Cha Gio: The Crispy Vietnamese Spring Roll You Need to Try
"Cha gio"—golden, crackling spring rolls stuffed with pork, mushrooms, and glass noodles—is Vietnam's most essential fried snack. Here's how to order, what to dip, and why the wrapper matters.

What You're Actually Eating
"Cha gio" is the southern name for Vietnam's ubiquitous fried spring roll. In the north, you'll hear it called "nem ran". The construction is simple: seasoned filling, wrapped tight, deep-fried until the exterior shatters when you bite. You'll find cha gio at street carts, sit-down restaurants, and family tables across the country—usually served piping hot with a small dish of "nuoc mam" dipping sauce and a plate of herbs.
The dish breaks down into three components: wrapper, filling, dipping sauce. Each varies by region, vendor, and household recipe.

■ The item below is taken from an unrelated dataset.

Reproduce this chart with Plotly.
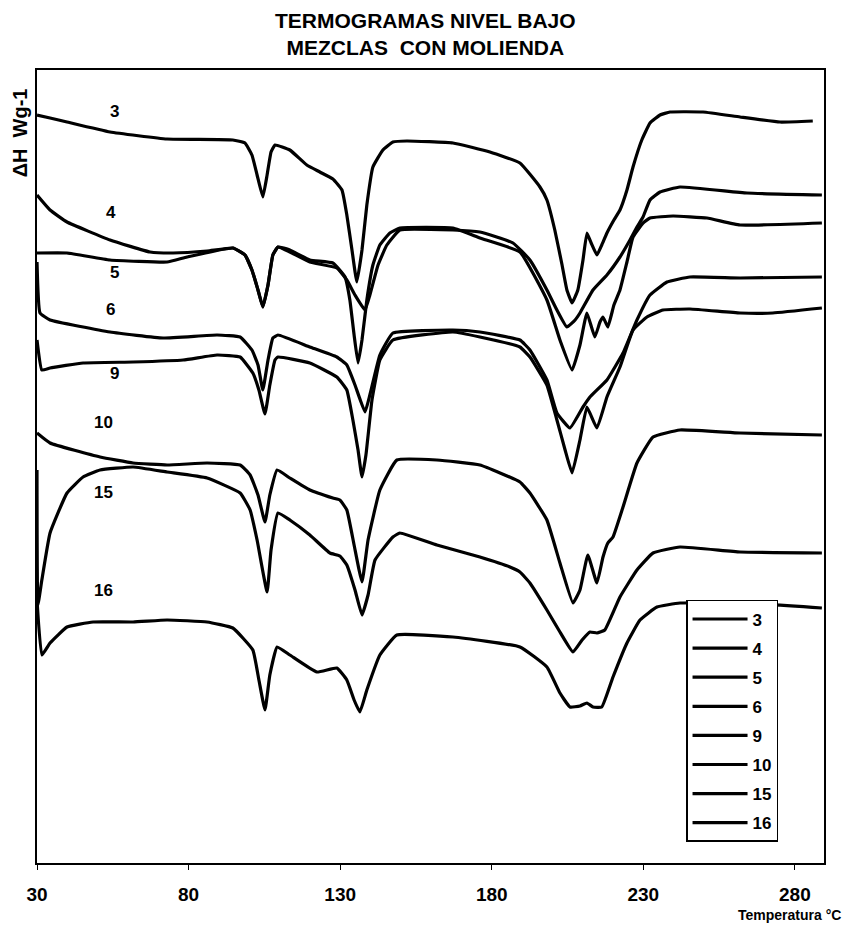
import plotly.graph_objects as go

# DSC thermograms (heat flow, arbitrary offset units) vs temperature
t3 = [30.0, 34.3, 39.9, 54.1, 72.9, 94.6, 98.6, 100.9, 102.6, 104.5, 105.9, 107.2, 108.5, 113.4, 119.0,
      123.3, 127.6, 130.6, 132.2, 133.9, 135.5, 137.2, 138.8, 140.8, 144.1, 147.4, 152.0, 167.2, 179.4,
      189.3, 195.9, 198.2, 200.8, 203.2, 204.8, 206.5, 208.4, 210.1, 211.4, 212.8, 214.7, 216.3, 218.0,
      220.3, 222.3, 224.6, 226.6, 229.5, 232.2, 235.5, 238.8, 249.7, 261.9, 275.1, 285.9]
h3 = [7.48, 7.45, 7.41, 7.31, 7.24, 7.23, 7.20, 7.08, 6.88, 6.66, 6.88, 7.11, 7.18, 7.13, 6.98,
      6.91, 6.84, 6.73, 6.48, 6.13, 5.81, 6.13, 6.58, 6.96, 7.13, 7.21, 7.22, 7.20, 7.11,
      7.00, 6.76, 6.63, 6.33, 5.98, 5.73, 5.60, 5.73, 6.03, 6.30, 6.20, 6.08, 6.18, 6.30,
      6.43, 6.53, 6.73, 6.96, 7.23, 7.40, 7.48, 7.51, 7.51, 7.46, 7.41, 7.42]

t4 = [30.0, 34.3, 39.9, 54.1, 67.3, 74.9, 86.1, 94.6, 98.6, 100.9, 102.9, 104.5, 106.2, 107.8, 109.5,
      113.4, 120.0, 128.9, 132.2, 134.9, 138.2, 139.8, 142.5, 145.4, 149.7, 167.2, 176.1, 187.0, 192.6,
      198.2, 201.5, 204.8, 207.5, 209.1, 213.4, 218.0, 222.3, 225.6, 227.9, 229.9, 232.2, 235.5, 242.1,
      264.2, 288.9]
h4 = [6.68, 6.53, 6.41, 6.23, 6.11, 6.10, 6.12, 6.15, 6.08, 5.93, 5.73, 5.56, 5.78, 6.08, 6.16,
      6.11, 6.01, 5.95, 5.83, 5.68, 5.53, 5.68, 5.98, 6.18, 6.33, 6.33, 6.31, 6.20, 6.03,
      5.73, 5.53, 5.36, 5.43, 5.50, 5.73, 5.88, 6.06, 6.23, 6.36, 6.46, 6.63, 6.71, 6.76,
      6.70, 6.68]

t5 = [30.0, 39.9, 54.1, 72.9, 79.5, 94.6, 98.6, 100.9, 102.9, 104.5, 106.2, 107.8, 109.5, 113.4, 120.0,
      127.6, 131.6, 133.2, 134.6, 135.9, 137.2, 138.8, 140.8, 143.1, 146.4, 149.7, 167.2, 176.1, 189.3,
      198.2, 202.5, 206.5, 209.1, 211.4, 214.0, 215.7, 216.7, 218.3, 220.3, 222.3, 224.6, 226.6, 229.9,
      232.2, 239.8, 251.0, 261.9, 288.9]
h5 = [6.10, 6.10, 6.03, 6.01, 6.06, 6.15, 6.08, 5.93, 5.73, 5.56, 5.78, 6.08, 6.16, 6.13, 6.03,
      6.00, 5.86, 5.63, 5.28, 5.00, 5.23, 5.63, 5.98, 6.18, 6.30, 6.35, 6.35, 6.25, 6.11,
      5.63, 5.23, 4.93, 5.18, 5.50, 5.26, 5.41, 5.46, 5.36, 5.58, 5.73, 6.01, 6.26, 6.40,
      6.45, 6.47, 6.45, 6.38, 6.40]

t6 = [30.0, 31.0, 34.3, 54.1, 71.6, 89.4, 97.0, 100.9, 102.9, 104.5, 106.2, 107.8, 109.5, 120.0, 128.9,
      132.2, 134.9, 138.2, 139.8, 143.1, 147.4, 167.2, 176.1, 189.3, 192.6, 198.2, 201.5, 205.8, 210.1,
      212.4, 218.0, 223.3, 227.9, 232.2, 237.8, 245.4, 261.9, 288.9]
h6 = [6.01, 5.50, 5.43, 5.31, 5.25, 5.28, 5.26, 5.13, 4.98, 4.73, 5.03, 5.25, 5.28, 5.16, 5.06,
      4.98, 4.78, 4.51, 4.68, 5.08, 5.30, 5.33, 5.31, 5.23, 5.13, 4.83, 4.50, 4.35, 4.56,
      4.66, 4.83, 5.10, 5.43, 5.68, 5.81, 5.86, 5.85, 5.86]

t9 = [30.0, 31.6, 34.3, 45.2, 61.7, 78.2, 89.4, 97.0, 101.2, 103.2, 105.2, 106.8, 108.5, 109.5, 120.0,
      128.9, 132.2, 134.2, 135.9, 137.2, 138.5, 140.5, 143.1, 147.4, 167.2, 176.1, 189.3, 192.6, 198.2,
      201.5, 204.2, 206.5, 209.1, 211.4, 214.7, 218.0, 222.3, 226.6, 231.2, 236.5, 245.4, 261.9, 272.7,
      288.9]
h9 = [5.23, 4.93, 4.95, 5.00, 5.01, 5.03, 5.08, 5.06, 4.90, 4.73, 4.49, 4.78, 5.03, 5.06, 5.00,
      4.86, 4.73, 4.43, 4.13, 3.86, 4.08, 4.63, 5.03, 5.23, 5.31, 5.26, 5.16, 5.06, 4.78,
      4.43, 4.13, 3.90, 4.23, 4.56, 4.35, 4.66, 4.96, 5.33, 5.46, 5.53, 5.54, 5.50, 5.50,
      5.55]

t10 = [30.0, 34.3, 50.8, 61.7, 72.9, 86.1, 97.0, 100.3, 102.9, 105.2, 106.8, 109.2, 113.4, 120.0, 127.6,
       129.9, 132.2, 134.6, 137.2, 139.2, 143.1, 148.7, 161.9, 176.1, 189.3, 192.6, 198.2, 202.5, 206.8,
       209.1, 211.7, 214.7, 216.7, 218.3, 220.0, 223.3, 227.9, 233.2, 242.1, 261.9, 288.9]
h10 = [4.30, 4.20, 4.06, 4.00, 3.98, 4.00, 3.98, 3.88, 3.68, 3.41, 3.68, 3.93, 3.85, 3.73, 3.65,
       3.63, 3.53, 3.18, 2.81, 3.23, 3.73, 4.03, 4.03, 3.98, 3.81, 3.70, 3.43, 3.00, 2.60,
       2.73, 3.08, 2.80, 3.06, 3.20, 3.26, 3.56, 4.00, 4.26, 4.33, 4.30, 4.28]

t15 = [30.0, 30.3, 31.6, 34.3, 39.9, 45.2, 50.8, 61.7, 72.9, 86.1, 97.0, 100.3, 102.6, 105.9, 107.2,
       109.5, 113.4, 120.0, 126.6, 129.9, 132.2, 134.9, 137.2, 139.2, 141.5, 147.4, 149.7, 161.9, 176.1,
       186.0, 189.3, 192.6, 198.2, 202.5, 206.8, 209.8, 212.4, 214.7, 217.3, 222.3, 227.9, 233.2, 242.1,
       261.9, 288.9]
h15 = [3.93, 2.58, 2.83, 3.30, 3.70, 3.86, 3.93, 3.96, 3.91, 3.85, 3.70, 3.53, 3.23, 2.71, 3.13,
       3.50, 3.43, 3.28, 3.10, 3.07, 2.98, 2.73, 2.48, 2.68, 3.03, 3.26, 3.30, 3.18, 3.06,
       2.96, 2.91, 2.80, 2.53, 2.31, 2.11, 2.23, 2.31, 2.30, 2.33, 2.66, 2.93, 3.10, 3.16,
       3.11, 3.10]

t16 = [30.0, 31.6, 34.3, 39.9, 48.5, 61.7, 72.9, 86.1, 94.6, 101.2, 103.2, 105.2, 106.8, 109.2, 113.4,
       122.3, 128.9, 132.2, 134.6, 136.5, 138.8, 143.1, 148.7, 167.2, 189.3, 198.2, 202.5, 205.8, 209.1,
       211.4, 213.4, 216.3, 220.0, 224.6, 228.9, 234.5, 242.1, 261.9, 288.9]
h16 = [2.63, 2.08, 2.20, 2.36, 2.41, 2.41, 2.43, 2.41, 2.35, 2.13, 1.83, 1.53, 1.88, 2.16, 2.08,
       1.91, 1.95, 1.83, 1.63, 1.51, 1.73, 2.08, 2.28, 2.26, 2.16, 1.96, 1.70, 1.56, 1.57,
       1.60, 1.56, 1.56, 1.86, 2.20, 2.43, 2.56, 2.60, 2.60, 2.55]

sample_names = ["3", "4", "5", "6", "9", "10", "15", "16"]
temps = [t3, t4, t5, t6, t9, t10, t15, t16]
heat = [h3, h4, h5, h6, h9, h10, h15, h16]

x_ticks = [30, 80, 130, 180, 230, 280]

# where each sample number is written next to its curve (T, ΔH)
label_pos = {"3": (55.7, 7.52), "4": (54.4, 6.51), "5": (55.7, 5.91), "6": (54.4, 5.54),
             "9": (55.7, 4.90), "10": (51.8, 4.41), "15": (51.8, 3.71), "16": (51.8, 2.73)}

FONT = "Liberation Sans, Arial, sans-serif"

fig = go.Figure()
for name, t, h in zip(sample_names, temps, heat):
    fig.add_trace(go.Scatter(
        x=t, y=h, mode="lines", name=name, legendgroup=name,
        line=dict(color="black", width=3.2, shape="spline", smoothing=0.35),
    ))

annotations = []
for name in sample_names:
    lx, ly = label_pos[name]
    annotations.append(dict(x=lx, y=ly, xref="x", yref="y", text=name, showarrow=False,
                            font=dict(family=FONT, size=17, color="black", weight="bold")))

annotations.append(dict(x=-0.022, y=0.921, xref="paper", yref="paper", text="ΔH\u00a0 Wg-1",
                        textangle=-90, showarrow=False, xanchor="center", yanchor="middle",
                        font=dict(family=FONT, size=20, color="black", weight="bold")))
annotations.append(dict(x=1.024, y=-0.066, xref="paper", yref="paper", text="Temperatura °C",
                        showarrow=False, xanchor="right", yanchor="middle",
                        font=dict(family=FONT, size=14, color="black", weight="bold")))
annotations.append(dict(x=0.4935, y=1.08, xref="paper", yref="paper",
                        text="TERMOGRAMAS NIVEL BAJO<br>MEZCLAS\u00a0 CON MOLIENDA",
                        showarrow=False, xanchor="center", yanchor="top",
                        font=dict(family=FONT, size=21, color="black", weight="bold")))

fig.update_layout(
    width=845, height=932,
    margin=dict(l=37, r=21, t=70, b=69),
    paper_bgcolor="white", plot_bgcolor="white",
    showlegend=True,
    legend=dict(x=0.8247, y=0.3317, xanchor="left", yanchor="top",
                bgcolor="white", bordercolor="black", borderwidth=1.5,
                font=dict(family=FONT, size=17, color="black", weight="bold"),
                tracegroupgap=4, itemwidth=55),
    annotations=annotations,
)
fig.update_xaxes(range=[30, 289.6], tickvals=x_ticks, ticktext=[str(v) for v in x_ticks],
                 showline=True, linecolor="black", linewidth=1.5, mirror=True,
                 ticks="outside", ticklen=5, tickcolor="black", showgrid=False, zeroline=False,
                 ticklabelstandoff=8,
                 tickfont=dict(family=FONT, size=19, color="black", weight="bold"))
fig.update_yaxes(range=[0, 7.93], showticklabels=False, ticks="",
                 showline=True, linecolor="black", linewidth=1.5, mirror=True,
                 showgrid=False, zeroline=False)

fig.write_html("out.html")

The Wrapper: Rice Paper vs. Vermicelli Net
Two wrappers dominate:
Banh trang (rice paper) is the standard. It's thin, translucent when raw, and fries to a smooth, golden shell. In the north, vendors call it "banh da nem". Most cha gio you encounter on the street uses this wrapper—it's cheaper, easier to work with, and yields consistent results.
Banh re (vermicelli noodle wrapper) is the texture upgrade. The wrapper is woven from fine rice noodles into a mesh pattern. When fried, it puffs into a lacy, ultra-crisp shell that audibly crackles. You'll pay 5,000-10,000 VND more per roll for banh re, and the vendors who use it usually advertise the fact on their signboards. Worth trying once for the textural contrast.
The Filling: Pork Base, Endless Variations
A standard cha gio filling starts with ground pork, then adds:
- Wood ear mushrooms ("nam meo"): chewy, mild, adds bite
- Glass noodles ("mien dong"): absorb juices, bulk up the filling
- Jicama ("cu san"): subtle sweetness, stays crisp after frying
- Red radish ("cu cai do"): peppery edge, visual contrast
- Chicken egg: binds everything together
Seasonings: salt, sugar, black pepper, minced shallots, garlic. The ratio shifts by cook, but the flavor profile stays in the savory-sweet-aromatic zone.
Seafood upgrades: Coastal vendors and higher-end spots add crab meat or shrimp. Look for "cha gio cua" (crab spring rolls) in beach towns—Nha Trang, Da Nang, Vung Tau. Expect to pay 15,000-25,000 VND per roll instead of the standard 8,000-12,000 VND.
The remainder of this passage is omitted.